In November 2018 Airbnb announced that it would remove listings of properties owned by settlers in the Israeli-occupied West Bank. Israel's Strategic Affairs Minister Gilad Erdan called on affected settlers to sue Airbnb. Shurat HaDin consequently sued Airbnb on behalf of a group of Israeli-American Jews owning properties in the West Bank. In April 2019 Airbnb reversed its decision and would continue to allow listings from illegal Israeli settlements.

==Criticism==
In two interviews on The Real News Network, Michael Ratner, president emeritus of the Center for Constitutional Rights and president of the European Center for Constitutional and Human Rights, argued that Shurat HaDin was a Zionist propaganda arm for Israel, dedicated to filing multiple suits without necessarily expecting to win them. Australian academic Stuart Rees has accused Shurat HaDin of acting as a legal attack dog for the Israeli government.

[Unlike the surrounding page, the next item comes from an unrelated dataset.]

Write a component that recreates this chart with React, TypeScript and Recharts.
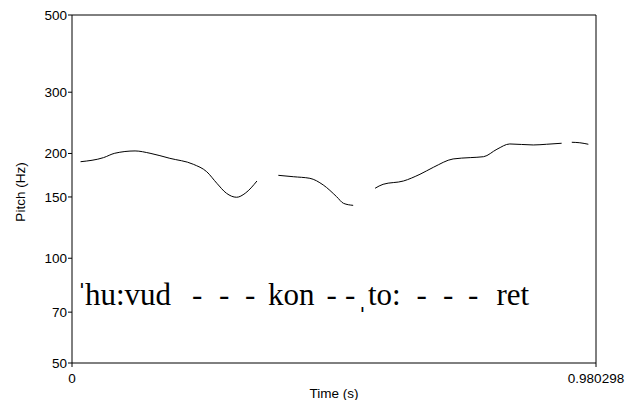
import React from 'react';
import { ComposedChart, Line, Scatter, XAxis, YAxis, ReferenceLine } from 'recharts';

const xTicks = [0, 0.980298];
const yTicks = [50, 70, 100, 150, 200, 300, 500];

// pitch contour (time s, Hz); gaps = unvoiced
const pitchSeg1 = [
  { t: 0.016, hz: 189.4 }, { t: 0.059, hz: 194.6 }, { t: 0.080, hz: 200.3 },
  { t: 0.118, hz: 203.4 }, { t: 0.146, hz: 200.3 }, { t: 0.183, hz: 193.7 },
  { t: 0.227, hz: 186.2 }, { t: 0.252, hz: 177.3 }, { t: 0.271, hz: 164.2 },
  { t: 0.289, hz: 153.7 }, { t: 0.308, hz: 149.7 }, { t: 0.324, hz: 153.7 },
  { t: 0.346, hz: 166.7 },
];
const pitchSeg2 = [
  { t: 0.386, hz: 173.1 }, { t: 0.414, hz: 171.5 }, { t: 0.445, hz: 169.7 },
  { t: 0.470, hz: 162.4 }, { t: 0.495, hz: 150.3 }, { t: 0.508, hz: 143.8 },
  { t: 0.526, hz: 141.9 },
];
const pitchSeg3 = [
  { t: 0.567, hz: 158.9 }, { t: 0.582, hz: 163.1 }, { t: 0.620, hz: 166.7 },
  { t: 0.651, hz: 174.3 }, { t: 0.676, hz: 182.5 }, { t: 0.713, hz: 192.9 },
  { t: 0.745, hz: 194.6 }, { t: 0.770, hz: 195.8 }, { t: 0.795, hz: 205.7 },
  { t: 0.819, hz: 213.0 }, { t: 0.863, hz: 211.6 }, { t: 0.888, hz: 212.6 },
  { t: 0.916, hz: 214.0 },
];
const pitchSeg4 = [
  { t: 0.935, hz: 215.4 }, { t: 0.950, hz: 214.7 }, { t: 0.966, hz: 212.6 },
];

// transcription pieces, left edge time + baseline pitch
const transcription = [
  { t: 0.0088, hz: 73.4, text: 'ˈ' },
  { t: 0.0243, hz: 73.4, text: 'hu:vud' },
  { t: 0.2245, hz: 73.4, text: '-' },
  { t: 0.2750, hz: 73.4, text: '-' },
  { t: 0.3237, hz: 73.4, text: '-' },
  { t: 0.3667, hz: 73.4, text: 'kon' },
  { t: 0.4762, hz: 73.4, text: '-' },
  { t: 0.5108, hz: 73.4, text: '-' },
  { t: 0.5337, hz: 73.4, text: 'ˌ' },
  { t: 0.5537, hz: 73.4, text: 'to:' },
  { t: 0.6445, hz: 73.4, text: '-' },
  { t: 0.6941, hz: 73.4, text: '-' },
  { t: 0.7409, hz: 73.4, text: '-' },
  { t: 0.7942, hz: 73.4, text: 'ret' },
];

const sans = '"Liberation Sans", Arial, sans-serif';
const serif = '"Liberation Serif", "Times New Roman", "DejaVu Serif", serif';

const TranscriptionText = (props: any) => (
  <text x={props.cx} y={props.cy} style={{ fontFamily: serif, fontSize: 31 }} fill="#000">
    {props.payload.text}
  </text>
);

const PitchLabel = (props: any) => {
  const vb = props.viewBox || { x: 0, y: 15, width: 72, height: 348 };
  const cx = vb.x + 20;
  const cy = vb.y + vb.height / 2 + 3;
  return (
    <text x={cx} y={cy} transform={`rotate(-90, ${cx}, ${cy})`} textAnchor="middle"
      dominantBaseline="central" style={{ fontFamily: sans, fontSize: 13.5 }} fill="#000">
      Pitch (Hz)
    </text>
  );
};

export default function App() {
  const segs = [pitchSeg1, pitchSeg2, pitchSeg3, pitchSeg4];
  return (
    <div style={{ position: 'absolute', left: 0, top: 0, width: 626, height: 400, background: '#fff' }}>
      <ComposedChart width={626} height={400} margin={{ top: 15, right: 30, bottom: 0, left: 0 }}>
        <XAxis
          type="number"
          dataKey="t"
          domain={[0, 0.980298]}
          ticks={xTicks}
          interval={0}
          tickFormatter={(v: number) => String(v)}
          height={37}
          tickSize={4}
          tickMargin={6}
          stroke="#000"
          tick={{ fill: '#000', fontSize: 13.5, fontFamily: sans }}
          label={{ value: 'Time (s)', position: 'insideBottom', offset: 2, fill: '#000', fontSize: 13.5, fontFamily: sans }}
        />
        <YAxis
          type="number"
          dataKey="hz"
          scale="log"
          domain={[50, 500]}
          allowDataOverflow
          ticks={yTicks}
          interval={0}
          width={72}
          tickSize={4}
          tickMargin={1}
          stroke="#000"
          tick={{ fill: '#000', fontSize: 13.5, fontFamily: sans }}
          label={{ content: <PitchLabel /> }}
        />
        <ReferenceLine y={500} stroke="#000" ifOverflow="visible" />
        <ReferenceLine x={0.980298} stroke="#000" ifOverflow="visible" />
        {segs.map((d, i) => (
          <Line key={i} data={d} dataKey="hz" type="monotone" stroke="#000" strokeWidth={1}
            dot={false} isAnimationActive={false} />
        ))}
        <Scatter data={transcription} dataKey="hz" shape={<TranscriptionText />} isAnimationActive={false} />
      </ComposedChart>
    </div>
  );
}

Blogger Richard Silverstein states that Shurat Hadin files frivolous lawsuits designed to tie up resources and garner headlines, rather than to win a legal case or establish a precedent. The idea, he argues, is to force companies or institutions that Shurat Hadin thinks are acting in ways hostile to Israel's interests to spend enormous sums defending their position. Liz Jackson, staff attorney at Palestine Legal, argues along the same lines. In her view, Shurat HaDin files lawsuits it knows it will lose because the publicity allows it to smear human rights activists as terrorists. It is a "win-win strategy", she argues, because the organization is funded well enough that it can afford to lose.